#### Stated task
Please repeat, exactly and with nothing added, the lines running from the line that contains "Rebuild this chart" to the line that contains "from matplotlib.patches import", both lines included.

#### Records shown

######

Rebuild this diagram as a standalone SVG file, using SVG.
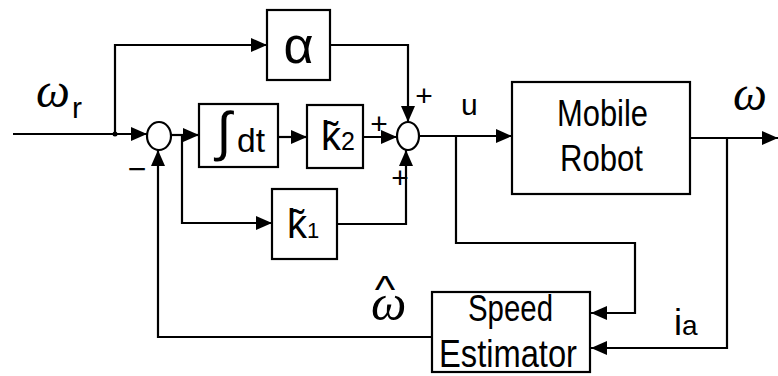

######

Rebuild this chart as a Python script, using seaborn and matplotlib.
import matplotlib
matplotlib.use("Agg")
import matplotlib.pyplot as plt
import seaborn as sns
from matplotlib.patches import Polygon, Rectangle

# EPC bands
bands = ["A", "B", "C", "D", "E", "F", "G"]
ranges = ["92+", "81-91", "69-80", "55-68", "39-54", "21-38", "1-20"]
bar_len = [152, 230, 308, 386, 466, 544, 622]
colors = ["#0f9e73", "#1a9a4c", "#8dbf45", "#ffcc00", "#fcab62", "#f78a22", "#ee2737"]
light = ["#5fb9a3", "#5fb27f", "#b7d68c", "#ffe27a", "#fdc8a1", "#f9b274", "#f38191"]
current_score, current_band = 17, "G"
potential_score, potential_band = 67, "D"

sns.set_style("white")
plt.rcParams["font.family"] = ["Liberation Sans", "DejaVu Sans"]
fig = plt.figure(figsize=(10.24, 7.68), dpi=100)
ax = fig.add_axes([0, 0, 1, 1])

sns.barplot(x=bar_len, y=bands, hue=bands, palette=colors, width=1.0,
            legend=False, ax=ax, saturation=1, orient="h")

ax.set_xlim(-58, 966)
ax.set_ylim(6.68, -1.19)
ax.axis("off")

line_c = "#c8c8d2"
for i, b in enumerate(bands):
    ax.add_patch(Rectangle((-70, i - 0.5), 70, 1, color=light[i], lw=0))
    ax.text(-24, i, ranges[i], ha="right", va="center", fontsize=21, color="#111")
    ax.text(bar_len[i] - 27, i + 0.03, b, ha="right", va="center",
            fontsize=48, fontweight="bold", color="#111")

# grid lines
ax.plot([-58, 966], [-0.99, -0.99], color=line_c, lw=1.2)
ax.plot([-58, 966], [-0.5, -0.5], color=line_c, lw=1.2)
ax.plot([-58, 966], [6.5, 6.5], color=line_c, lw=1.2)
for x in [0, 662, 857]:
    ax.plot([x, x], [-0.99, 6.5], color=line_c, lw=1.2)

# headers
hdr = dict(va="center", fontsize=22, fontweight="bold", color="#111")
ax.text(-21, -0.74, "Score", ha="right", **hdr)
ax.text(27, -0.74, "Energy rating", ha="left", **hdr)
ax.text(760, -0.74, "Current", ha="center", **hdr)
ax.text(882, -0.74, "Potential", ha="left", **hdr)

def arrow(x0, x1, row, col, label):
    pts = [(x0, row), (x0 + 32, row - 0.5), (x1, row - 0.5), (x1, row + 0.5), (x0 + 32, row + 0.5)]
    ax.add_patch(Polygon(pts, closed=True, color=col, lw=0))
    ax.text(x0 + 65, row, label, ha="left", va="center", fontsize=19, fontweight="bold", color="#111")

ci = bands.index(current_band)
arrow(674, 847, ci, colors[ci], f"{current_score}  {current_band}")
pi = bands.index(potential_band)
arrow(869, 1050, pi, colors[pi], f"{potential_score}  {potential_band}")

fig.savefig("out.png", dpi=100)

######

#### Reply
Rebuild this chart as a Python script, using seaborn and matplotlib.
import matplotlib
matplotlib.use("Agg")
import matplotlib.pyplot as plt
import seaborn as sns
from matplotlib.patches import Polygon, Rectangle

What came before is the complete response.